На другой день Кайгородова наотрез отказалась идти внутрь своих дворов.
– Миша, они убьют тебя! Хочешь, я прямо тут, посреди дороги, на колени перед тобой встану, только не провожай меня до дома. Я прошу тебя, умоляю, не ходи во дворы.
– Пошли! – решительно сказал Быков и шагнул на запретную территорию.
На тропинке, между забором детского сада и трансформаторной будкой, их поджидали шесть отборных кулачных бойцов. Кайгородова, увидев хулиганов, тихо заплакала. Она знала, что пощады Быкову не будет. Дойдя до парней, Мишка, ни слова не говоря, скинул на землю куртку, стянул через голову свитер и встал в боевую стойку.
– Ну что, пацаны, начнем? – дерзко и весело спросил он.
– Погоди! – неожиданно раздался властный голос от трансформаторной будки.
Из темноты к Быкову и приготовившимся к драке парням вышел молодой мужчина в кожаной куртке.
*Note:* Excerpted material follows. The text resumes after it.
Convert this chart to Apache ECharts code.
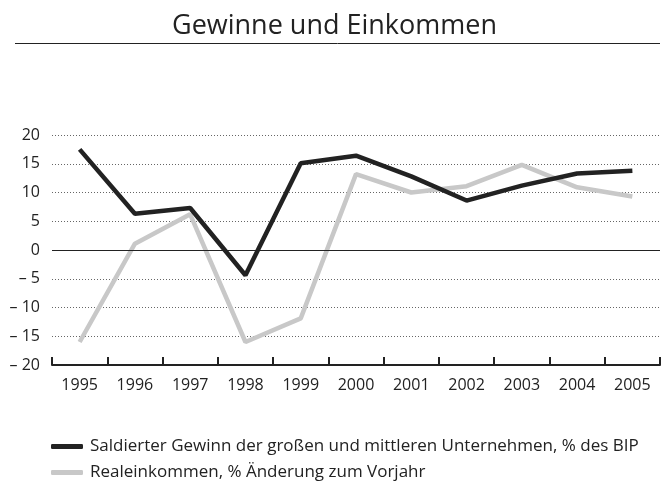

Щелчком отправив окурок в сторону, он с интересом посмотрел на Михаила, мельком глянул на заплаканную Кайгородову.
– Братан! Скажи честно, ты что, против шестерых драться собрался? – В голосе незнакомца чувствовалось неподдельное удивление. – Они же от тебя мокрого места не оставят.
– Ну и что? – набычился Михаил. – Моя чувиха, я что, не могу ее до дома проводить?
– Ты, часом, не с Луны свалился? Признайся, ты на учете в психушке не состоишь? – продолжил расспрашивать незнакомец. – С каких это пор по нашим дворам кто хочет, тот и шляется? Ты сам-то откуда?
– Из пятьдесят пятой школы, – с нескрываемой гордостью ответил Быков.
– М-да, – протянул мужчина. – Странно это. Залетный чувачок, с пятьдесят пятой школы, пришел в наши дворы права качать. Я понимаю, если бы ты жил в центре или в Ковских дворах, но пятьдесят пятая школа никогда не была в авторитете. У вас же там анархия, бардак! Чудны дела твои, Господи! В первый раз вижу, чтобы из-за чувихи человек голову в петлю совал.
Пока мужчина рассуждал вслух, Быков, Кайгородова и шестеро изготовившихся к схватке парней молчали.
– А вдруг это любовь? – спросил незнакомец непонятно кого.
Быков, совершенно сбитый с толку, не знал, что ответить. Лена тихо всхлипывала за его спиной. Шестеро молодчиков, как скакуны перед заездом, нетерпеливо переминались с ноги на ногу.